If you put all the characters on Elvis Costello's new album Spike in one room, you'd probably have a riot on your hands. At the very least, you'd have a roomful of weird people.
You'd have the disillusioned entertainer of "This Town"; Bentley and Craig, the two convicted murderers from "Let Him Dangle"; Veronica, a senile old lady; and a dead priest, now working as God's court jester in "God's Comic." (Not to mention a God who wonders if he "should have given the world to the monkeys.")
The room would also contain a mail-order bride and her new husband; a husband who knows his wife is cheating on him; Miss MacBeth, an old witch who terrorizes little kids in a neighborhood; a British soldier questioning his duty in Ireland; and a little boy whose father is leaving.
If you added in all the musicians who helped out on the album, including Paul McCartney, Chrissy Hynde, Roger McGuinn, and T-Bone Burnett, you'd have a really noisy room.
So if this United Nations of a cast doesn't already clue you in to this, Spike is an incredible demonstration of Elvis's diversity. His now classic early work was straight ahead rock and roll, but Spike combines musical styles as diverse as Irish folk music, torch songs, swing/jazz, and plain old classic rock and pop.

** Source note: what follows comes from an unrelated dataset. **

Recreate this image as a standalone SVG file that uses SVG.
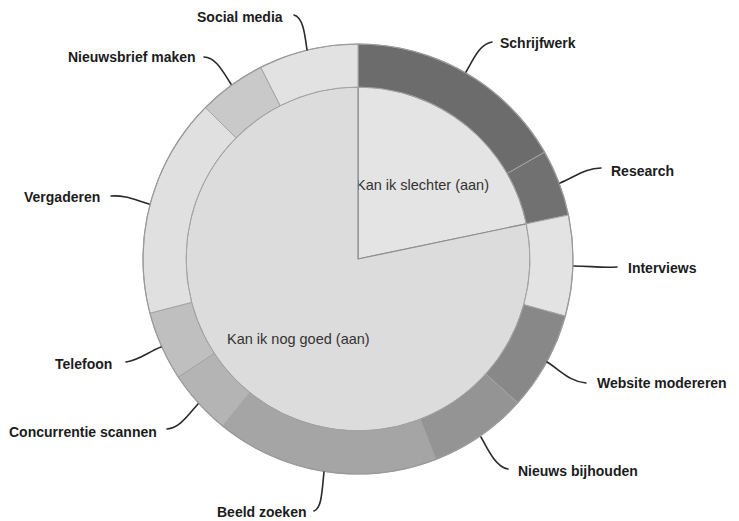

"Veronica," the single off the album, is a good starting place for the next volume of the popular Elvis Costello's Greatest Hits. A solid, driving pop song, co-written and performed with McCartney, this song sports a great melodic line and tight harmonies. Other notable songs include "This Town," another great song in the more pop vein; "Pads, Paws, and Claws," a pseudo-rockabilly workout; and the instrumental "Stalin Malone."
With Spike, Elvis Costello renews his artistic license and matures into all the promise that his early work hinted at. It is a cohesive, ambitious and mature work that ranks with the best he's ever done.